→ WRITTEN PROBLEM: Among the entries that follow, locate the line with "Write a web" and the line with "const aSigSym = ['*', '#', '∞'];". Output those lines and all lines in between, exactly, minus the pictures.

→ INFORMATION PROVIDED:
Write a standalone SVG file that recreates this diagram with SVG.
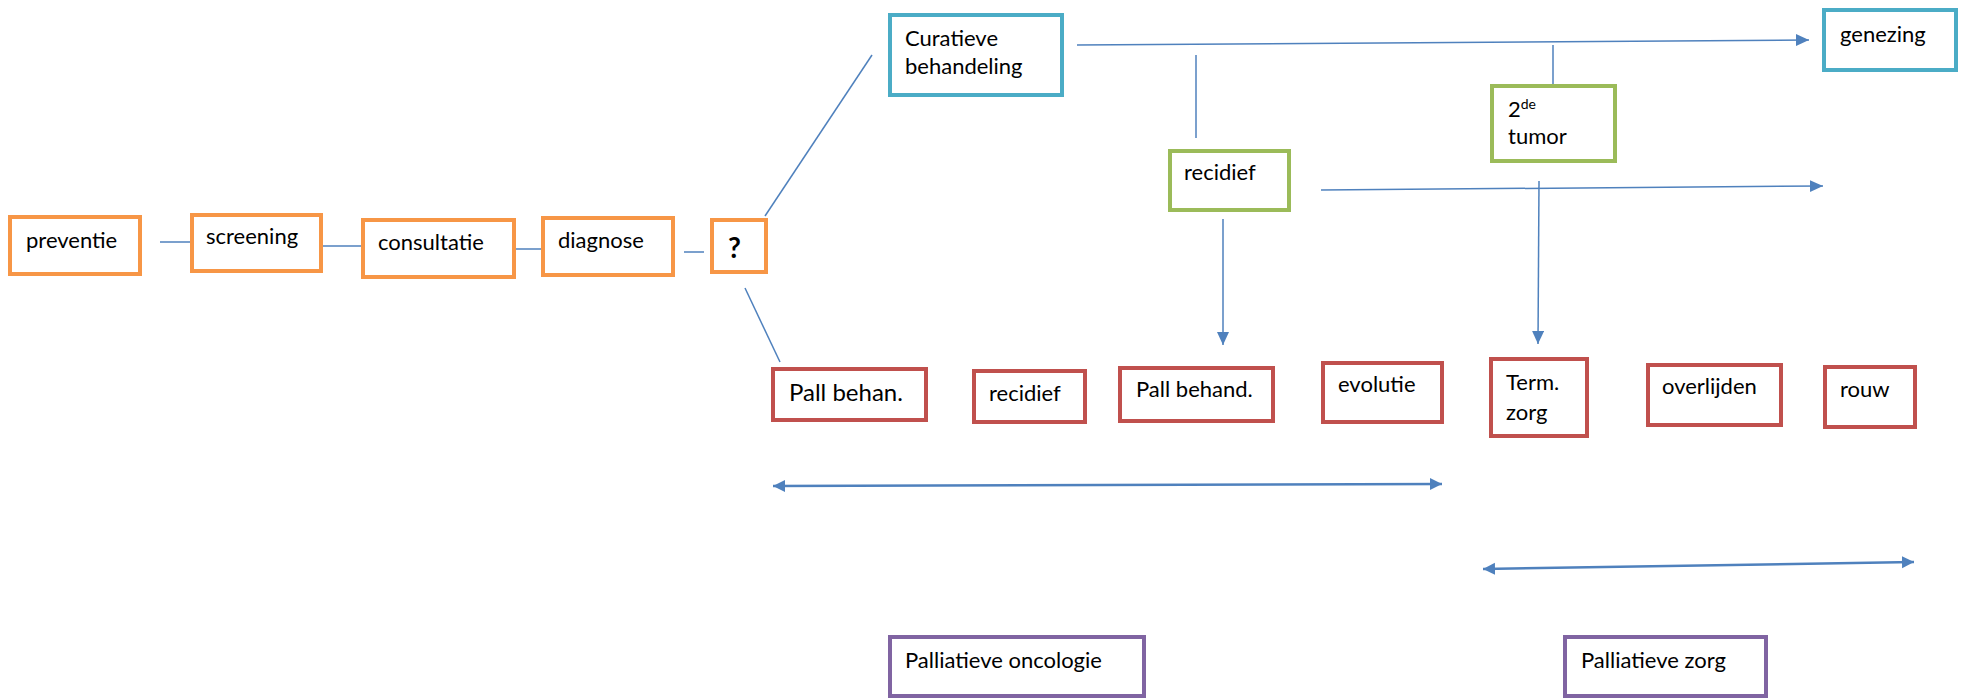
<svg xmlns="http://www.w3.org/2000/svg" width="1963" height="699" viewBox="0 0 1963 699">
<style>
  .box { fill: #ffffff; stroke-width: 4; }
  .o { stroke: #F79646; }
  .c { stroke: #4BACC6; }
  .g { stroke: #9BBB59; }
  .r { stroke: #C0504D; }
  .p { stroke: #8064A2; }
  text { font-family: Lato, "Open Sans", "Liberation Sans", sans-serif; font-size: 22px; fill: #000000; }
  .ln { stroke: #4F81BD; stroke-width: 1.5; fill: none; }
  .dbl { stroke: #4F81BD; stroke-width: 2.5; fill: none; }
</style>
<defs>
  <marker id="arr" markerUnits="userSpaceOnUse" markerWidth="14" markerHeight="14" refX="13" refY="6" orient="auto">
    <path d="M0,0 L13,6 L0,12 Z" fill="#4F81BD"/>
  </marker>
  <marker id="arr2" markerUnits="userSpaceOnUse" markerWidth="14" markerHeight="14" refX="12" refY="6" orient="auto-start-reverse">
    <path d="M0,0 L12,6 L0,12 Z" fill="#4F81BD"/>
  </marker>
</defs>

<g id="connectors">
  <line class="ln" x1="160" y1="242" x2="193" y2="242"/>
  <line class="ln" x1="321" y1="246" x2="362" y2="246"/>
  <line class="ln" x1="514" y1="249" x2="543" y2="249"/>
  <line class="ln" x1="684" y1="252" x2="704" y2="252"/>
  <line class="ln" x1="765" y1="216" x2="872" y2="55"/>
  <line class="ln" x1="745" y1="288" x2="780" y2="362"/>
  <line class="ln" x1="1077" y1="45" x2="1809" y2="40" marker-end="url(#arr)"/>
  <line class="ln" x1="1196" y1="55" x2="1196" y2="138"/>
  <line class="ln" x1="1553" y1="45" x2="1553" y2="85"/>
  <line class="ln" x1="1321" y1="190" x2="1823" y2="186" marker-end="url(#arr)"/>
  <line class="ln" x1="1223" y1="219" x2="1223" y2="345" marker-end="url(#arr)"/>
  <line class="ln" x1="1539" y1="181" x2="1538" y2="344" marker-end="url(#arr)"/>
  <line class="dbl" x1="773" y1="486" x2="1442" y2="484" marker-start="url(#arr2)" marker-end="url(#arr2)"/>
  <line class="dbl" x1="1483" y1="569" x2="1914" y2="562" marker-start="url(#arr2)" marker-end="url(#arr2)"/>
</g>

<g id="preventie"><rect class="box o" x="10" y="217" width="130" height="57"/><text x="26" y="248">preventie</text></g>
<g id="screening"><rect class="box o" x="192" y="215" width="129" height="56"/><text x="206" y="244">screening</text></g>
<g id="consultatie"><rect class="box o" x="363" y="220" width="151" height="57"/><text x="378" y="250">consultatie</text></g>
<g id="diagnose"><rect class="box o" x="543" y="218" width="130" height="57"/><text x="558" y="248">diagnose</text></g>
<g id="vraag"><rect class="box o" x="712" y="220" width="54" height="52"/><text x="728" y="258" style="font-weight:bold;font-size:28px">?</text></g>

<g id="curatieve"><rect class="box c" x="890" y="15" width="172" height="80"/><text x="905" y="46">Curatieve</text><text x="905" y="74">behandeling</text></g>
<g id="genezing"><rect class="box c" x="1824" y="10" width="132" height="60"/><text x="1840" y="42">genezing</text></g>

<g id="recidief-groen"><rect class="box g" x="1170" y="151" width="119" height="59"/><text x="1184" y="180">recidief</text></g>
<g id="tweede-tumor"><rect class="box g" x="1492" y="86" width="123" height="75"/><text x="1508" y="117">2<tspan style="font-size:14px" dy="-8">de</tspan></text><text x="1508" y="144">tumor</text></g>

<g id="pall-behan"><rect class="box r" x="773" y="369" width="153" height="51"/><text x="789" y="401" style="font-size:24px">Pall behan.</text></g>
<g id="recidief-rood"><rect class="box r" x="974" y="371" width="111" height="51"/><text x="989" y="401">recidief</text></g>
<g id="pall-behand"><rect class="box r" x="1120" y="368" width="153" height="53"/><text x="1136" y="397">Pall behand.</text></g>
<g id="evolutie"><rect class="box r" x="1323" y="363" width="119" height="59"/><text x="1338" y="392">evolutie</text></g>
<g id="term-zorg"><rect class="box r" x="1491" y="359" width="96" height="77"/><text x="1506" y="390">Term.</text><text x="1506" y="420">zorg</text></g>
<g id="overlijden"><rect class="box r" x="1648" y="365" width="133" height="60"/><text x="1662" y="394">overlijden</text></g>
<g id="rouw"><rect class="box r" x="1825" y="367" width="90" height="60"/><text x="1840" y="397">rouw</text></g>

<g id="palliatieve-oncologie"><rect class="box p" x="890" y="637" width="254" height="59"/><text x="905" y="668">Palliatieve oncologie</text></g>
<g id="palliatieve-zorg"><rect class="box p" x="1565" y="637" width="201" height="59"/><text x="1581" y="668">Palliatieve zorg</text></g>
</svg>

==

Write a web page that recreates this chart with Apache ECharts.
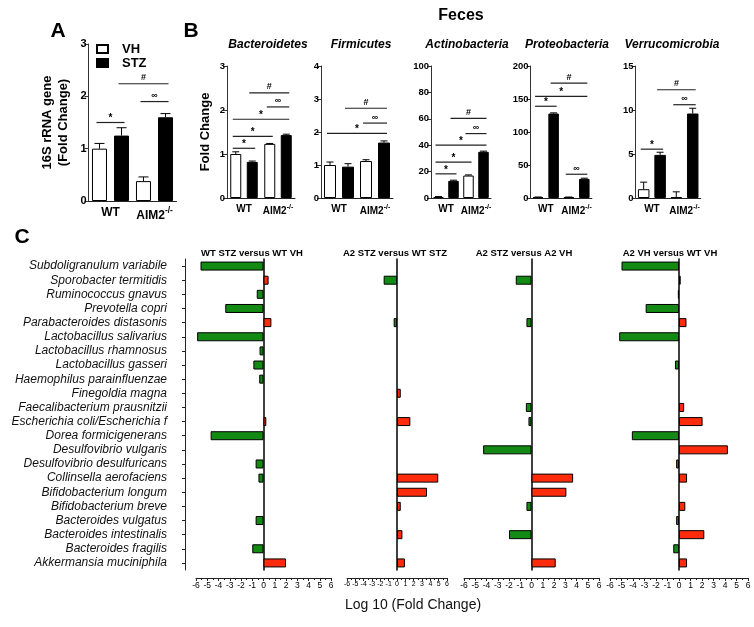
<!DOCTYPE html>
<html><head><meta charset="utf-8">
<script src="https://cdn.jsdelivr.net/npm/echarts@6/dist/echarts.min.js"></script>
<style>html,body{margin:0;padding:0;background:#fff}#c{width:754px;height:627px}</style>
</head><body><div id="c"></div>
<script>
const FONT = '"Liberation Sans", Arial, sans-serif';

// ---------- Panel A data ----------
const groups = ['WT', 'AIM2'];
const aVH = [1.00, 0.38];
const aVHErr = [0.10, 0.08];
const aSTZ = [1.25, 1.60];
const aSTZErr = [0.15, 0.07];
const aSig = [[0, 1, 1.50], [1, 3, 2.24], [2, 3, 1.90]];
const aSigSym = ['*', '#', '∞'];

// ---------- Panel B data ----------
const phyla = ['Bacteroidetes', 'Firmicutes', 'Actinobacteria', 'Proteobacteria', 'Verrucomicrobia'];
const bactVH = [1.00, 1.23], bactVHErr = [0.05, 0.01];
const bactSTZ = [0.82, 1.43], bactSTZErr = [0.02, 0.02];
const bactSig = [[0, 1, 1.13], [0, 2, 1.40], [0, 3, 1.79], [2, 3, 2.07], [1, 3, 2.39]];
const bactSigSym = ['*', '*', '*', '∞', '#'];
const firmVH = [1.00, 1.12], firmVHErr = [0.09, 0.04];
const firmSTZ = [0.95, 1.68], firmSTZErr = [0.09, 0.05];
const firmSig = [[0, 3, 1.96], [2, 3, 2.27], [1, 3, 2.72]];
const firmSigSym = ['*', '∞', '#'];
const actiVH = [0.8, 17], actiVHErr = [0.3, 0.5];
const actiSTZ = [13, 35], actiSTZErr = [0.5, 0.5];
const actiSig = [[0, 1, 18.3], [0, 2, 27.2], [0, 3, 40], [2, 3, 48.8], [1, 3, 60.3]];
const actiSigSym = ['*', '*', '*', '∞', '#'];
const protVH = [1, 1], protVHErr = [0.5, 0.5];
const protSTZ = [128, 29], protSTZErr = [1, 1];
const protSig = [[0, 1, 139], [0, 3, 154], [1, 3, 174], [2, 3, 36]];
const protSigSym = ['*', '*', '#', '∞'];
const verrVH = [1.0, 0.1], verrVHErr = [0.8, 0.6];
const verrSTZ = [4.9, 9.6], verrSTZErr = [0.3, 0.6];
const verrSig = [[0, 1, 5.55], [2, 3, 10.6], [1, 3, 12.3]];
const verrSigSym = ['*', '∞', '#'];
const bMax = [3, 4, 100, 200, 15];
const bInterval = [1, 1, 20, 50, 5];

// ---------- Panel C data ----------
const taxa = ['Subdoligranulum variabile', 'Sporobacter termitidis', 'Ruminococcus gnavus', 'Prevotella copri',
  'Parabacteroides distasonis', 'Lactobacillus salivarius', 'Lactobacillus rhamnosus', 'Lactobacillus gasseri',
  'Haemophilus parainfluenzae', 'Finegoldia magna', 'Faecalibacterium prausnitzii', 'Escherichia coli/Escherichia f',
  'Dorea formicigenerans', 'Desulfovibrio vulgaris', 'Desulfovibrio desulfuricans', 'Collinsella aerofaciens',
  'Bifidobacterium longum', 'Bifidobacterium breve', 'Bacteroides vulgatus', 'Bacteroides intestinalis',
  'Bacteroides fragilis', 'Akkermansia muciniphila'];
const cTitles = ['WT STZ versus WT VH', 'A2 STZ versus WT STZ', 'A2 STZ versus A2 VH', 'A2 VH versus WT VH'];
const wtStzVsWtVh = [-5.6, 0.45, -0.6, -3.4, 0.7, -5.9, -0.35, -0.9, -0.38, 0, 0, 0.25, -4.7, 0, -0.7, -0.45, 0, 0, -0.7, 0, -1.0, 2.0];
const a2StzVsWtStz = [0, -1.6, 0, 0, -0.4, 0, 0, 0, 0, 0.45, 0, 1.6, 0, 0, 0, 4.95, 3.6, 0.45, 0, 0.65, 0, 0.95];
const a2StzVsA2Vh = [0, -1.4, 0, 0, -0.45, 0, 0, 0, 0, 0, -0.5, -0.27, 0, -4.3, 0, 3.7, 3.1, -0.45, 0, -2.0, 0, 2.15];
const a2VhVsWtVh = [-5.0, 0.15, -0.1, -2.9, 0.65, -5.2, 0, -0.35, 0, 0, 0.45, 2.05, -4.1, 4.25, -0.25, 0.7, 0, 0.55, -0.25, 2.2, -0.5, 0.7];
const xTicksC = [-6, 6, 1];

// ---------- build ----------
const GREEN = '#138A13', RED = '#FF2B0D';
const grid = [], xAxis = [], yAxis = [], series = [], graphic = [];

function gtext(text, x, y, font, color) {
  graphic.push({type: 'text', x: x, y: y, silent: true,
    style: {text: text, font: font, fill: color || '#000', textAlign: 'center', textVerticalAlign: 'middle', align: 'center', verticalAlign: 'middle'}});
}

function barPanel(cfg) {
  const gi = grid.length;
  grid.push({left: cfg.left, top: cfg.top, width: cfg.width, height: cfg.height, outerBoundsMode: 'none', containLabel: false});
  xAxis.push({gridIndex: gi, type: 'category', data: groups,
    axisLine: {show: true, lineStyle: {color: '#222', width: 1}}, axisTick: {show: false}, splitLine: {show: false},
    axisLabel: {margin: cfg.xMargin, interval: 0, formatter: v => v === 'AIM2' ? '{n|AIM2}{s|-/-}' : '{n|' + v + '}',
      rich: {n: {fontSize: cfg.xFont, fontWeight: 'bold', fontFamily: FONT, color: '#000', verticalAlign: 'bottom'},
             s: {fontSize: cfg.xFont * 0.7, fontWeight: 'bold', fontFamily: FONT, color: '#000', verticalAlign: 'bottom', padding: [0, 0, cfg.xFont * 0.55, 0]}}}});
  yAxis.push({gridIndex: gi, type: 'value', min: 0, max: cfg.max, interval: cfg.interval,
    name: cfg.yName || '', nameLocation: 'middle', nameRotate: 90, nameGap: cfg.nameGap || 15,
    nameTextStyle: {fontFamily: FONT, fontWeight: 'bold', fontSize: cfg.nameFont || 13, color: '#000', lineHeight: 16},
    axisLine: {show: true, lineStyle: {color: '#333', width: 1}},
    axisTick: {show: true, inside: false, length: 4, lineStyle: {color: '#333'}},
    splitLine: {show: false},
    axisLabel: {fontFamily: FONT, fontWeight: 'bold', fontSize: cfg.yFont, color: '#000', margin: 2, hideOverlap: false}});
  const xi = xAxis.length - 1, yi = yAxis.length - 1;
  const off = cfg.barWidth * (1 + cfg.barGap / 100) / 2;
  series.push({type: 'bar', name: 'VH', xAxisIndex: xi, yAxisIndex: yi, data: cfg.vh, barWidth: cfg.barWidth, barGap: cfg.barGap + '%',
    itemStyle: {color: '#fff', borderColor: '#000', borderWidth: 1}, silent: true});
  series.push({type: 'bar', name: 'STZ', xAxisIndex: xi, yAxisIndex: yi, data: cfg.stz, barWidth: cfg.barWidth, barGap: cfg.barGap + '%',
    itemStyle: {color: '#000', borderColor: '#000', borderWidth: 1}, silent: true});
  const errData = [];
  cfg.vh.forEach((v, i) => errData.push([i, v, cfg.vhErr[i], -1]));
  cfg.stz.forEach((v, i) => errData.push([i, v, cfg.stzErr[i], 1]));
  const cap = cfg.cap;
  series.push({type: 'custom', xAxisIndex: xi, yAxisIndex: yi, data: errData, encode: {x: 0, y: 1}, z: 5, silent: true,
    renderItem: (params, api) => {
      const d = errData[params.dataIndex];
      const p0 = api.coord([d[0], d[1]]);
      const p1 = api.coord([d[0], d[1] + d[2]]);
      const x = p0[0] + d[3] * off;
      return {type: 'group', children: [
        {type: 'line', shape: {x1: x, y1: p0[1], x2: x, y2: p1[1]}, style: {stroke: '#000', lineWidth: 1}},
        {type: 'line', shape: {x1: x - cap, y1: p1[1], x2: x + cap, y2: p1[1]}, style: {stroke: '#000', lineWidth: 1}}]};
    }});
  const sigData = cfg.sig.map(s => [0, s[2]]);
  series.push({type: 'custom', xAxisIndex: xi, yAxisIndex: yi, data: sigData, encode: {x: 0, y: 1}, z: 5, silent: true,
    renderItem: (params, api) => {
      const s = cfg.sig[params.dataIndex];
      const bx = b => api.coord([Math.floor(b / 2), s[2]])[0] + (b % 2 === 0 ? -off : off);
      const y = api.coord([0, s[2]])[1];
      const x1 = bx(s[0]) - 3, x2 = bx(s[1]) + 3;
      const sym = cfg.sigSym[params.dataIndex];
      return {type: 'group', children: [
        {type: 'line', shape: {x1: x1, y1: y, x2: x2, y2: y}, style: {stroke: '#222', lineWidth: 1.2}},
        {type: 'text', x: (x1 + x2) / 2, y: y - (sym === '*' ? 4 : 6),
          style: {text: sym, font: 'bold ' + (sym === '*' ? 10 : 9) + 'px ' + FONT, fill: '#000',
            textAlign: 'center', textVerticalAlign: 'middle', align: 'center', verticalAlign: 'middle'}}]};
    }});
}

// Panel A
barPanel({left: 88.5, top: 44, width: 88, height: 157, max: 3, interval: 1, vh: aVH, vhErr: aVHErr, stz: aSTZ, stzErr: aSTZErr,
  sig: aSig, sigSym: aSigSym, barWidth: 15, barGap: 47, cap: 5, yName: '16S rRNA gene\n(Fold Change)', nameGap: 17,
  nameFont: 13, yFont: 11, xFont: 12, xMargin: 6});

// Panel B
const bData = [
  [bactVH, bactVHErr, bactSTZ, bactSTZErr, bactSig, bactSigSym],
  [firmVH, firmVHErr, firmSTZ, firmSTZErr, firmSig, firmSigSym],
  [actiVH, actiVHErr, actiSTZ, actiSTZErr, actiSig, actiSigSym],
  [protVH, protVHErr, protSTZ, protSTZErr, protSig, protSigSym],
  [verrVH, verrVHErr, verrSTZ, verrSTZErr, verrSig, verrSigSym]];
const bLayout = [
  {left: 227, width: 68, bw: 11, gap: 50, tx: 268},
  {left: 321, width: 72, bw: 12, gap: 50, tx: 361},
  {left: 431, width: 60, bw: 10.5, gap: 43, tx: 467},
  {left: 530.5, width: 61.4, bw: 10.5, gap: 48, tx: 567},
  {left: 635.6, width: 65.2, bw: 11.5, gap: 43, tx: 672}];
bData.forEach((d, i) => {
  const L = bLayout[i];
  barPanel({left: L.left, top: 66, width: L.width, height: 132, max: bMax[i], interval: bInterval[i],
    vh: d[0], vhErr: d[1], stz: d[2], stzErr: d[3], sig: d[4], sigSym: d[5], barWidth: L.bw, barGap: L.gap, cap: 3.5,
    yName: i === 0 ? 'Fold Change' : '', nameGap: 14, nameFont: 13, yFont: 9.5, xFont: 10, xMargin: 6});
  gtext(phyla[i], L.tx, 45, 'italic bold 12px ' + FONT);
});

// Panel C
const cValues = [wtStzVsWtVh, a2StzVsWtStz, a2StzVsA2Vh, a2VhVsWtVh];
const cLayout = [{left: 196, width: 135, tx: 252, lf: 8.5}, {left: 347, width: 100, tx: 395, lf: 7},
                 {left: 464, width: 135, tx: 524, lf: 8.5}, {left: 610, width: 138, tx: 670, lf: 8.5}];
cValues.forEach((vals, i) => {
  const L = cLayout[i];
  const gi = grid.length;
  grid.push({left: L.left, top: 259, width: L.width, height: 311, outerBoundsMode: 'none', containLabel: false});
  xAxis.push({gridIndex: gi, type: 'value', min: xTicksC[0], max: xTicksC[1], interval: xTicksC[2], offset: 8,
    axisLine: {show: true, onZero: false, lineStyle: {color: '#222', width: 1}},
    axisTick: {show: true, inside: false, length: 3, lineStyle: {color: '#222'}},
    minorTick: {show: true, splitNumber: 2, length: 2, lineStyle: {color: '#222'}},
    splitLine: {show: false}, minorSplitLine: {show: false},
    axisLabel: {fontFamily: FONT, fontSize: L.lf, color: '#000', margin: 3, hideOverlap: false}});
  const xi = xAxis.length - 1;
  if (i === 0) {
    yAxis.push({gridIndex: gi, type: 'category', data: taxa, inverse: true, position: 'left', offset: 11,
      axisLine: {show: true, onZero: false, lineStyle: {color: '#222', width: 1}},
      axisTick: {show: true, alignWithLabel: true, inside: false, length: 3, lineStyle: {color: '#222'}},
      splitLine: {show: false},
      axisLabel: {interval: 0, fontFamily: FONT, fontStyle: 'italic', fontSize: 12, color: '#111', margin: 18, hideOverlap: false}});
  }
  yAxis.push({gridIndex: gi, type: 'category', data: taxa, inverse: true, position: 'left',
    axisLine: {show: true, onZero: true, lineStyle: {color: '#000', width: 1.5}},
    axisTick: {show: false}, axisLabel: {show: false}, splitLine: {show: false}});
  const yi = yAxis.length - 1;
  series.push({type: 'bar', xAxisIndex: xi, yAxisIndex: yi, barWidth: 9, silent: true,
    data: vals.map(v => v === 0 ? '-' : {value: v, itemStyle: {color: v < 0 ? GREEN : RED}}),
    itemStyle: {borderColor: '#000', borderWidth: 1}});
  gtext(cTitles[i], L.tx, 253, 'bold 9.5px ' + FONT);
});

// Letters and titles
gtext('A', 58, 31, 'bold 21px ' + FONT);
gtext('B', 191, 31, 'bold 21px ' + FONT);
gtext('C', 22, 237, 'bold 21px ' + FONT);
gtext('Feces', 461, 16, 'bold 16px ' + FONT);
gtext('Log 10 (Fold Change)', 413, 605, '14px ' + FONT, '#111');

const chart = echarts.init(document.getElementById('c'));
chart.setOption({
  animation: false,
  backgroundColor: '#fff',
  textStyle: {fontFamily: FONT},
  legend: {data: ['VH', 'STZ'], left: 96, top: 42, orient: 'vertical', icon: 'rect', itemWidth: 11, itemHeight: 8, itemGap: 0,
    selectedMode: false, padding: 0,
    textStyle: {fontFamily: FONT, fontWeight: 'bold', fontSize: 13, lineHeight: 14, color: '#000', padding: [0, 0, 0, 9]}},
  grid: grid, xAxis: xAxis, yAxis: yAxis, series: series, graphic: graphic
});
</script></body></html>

→ RESPONSE:
Write a web page that recreates this chart with Apache ECharts.
<!DOCTYPE html>
<html><head><meta charset="utf-8">
<script src="https://cdn.jsdelivr.net/npm/echarts@6/dist/echarts.min.js"></script>
<style>html,body{margin:0;padding:0;background:#fff}#c{width:754px;height:627px}</style>
</head><body><div id="c"></div>
<script>
const FONT = '"Liberation Sans", Arial, sans-serif';

// ---------- Panel A data ----------
const groups = ['WT', 'AIM2'];
const aVH = [1.00, 0.38];
const aVHErr = [0.10, 0.08];
const aSTZ = [1.25, 1.60];
const aSTZErr = [0.15, 0.07];
const aSig = [[0, 1, 1.50], [1, 3, 2.24], [2, 3, 1.90]];
const aSigSym = ['*', '#', '∞'];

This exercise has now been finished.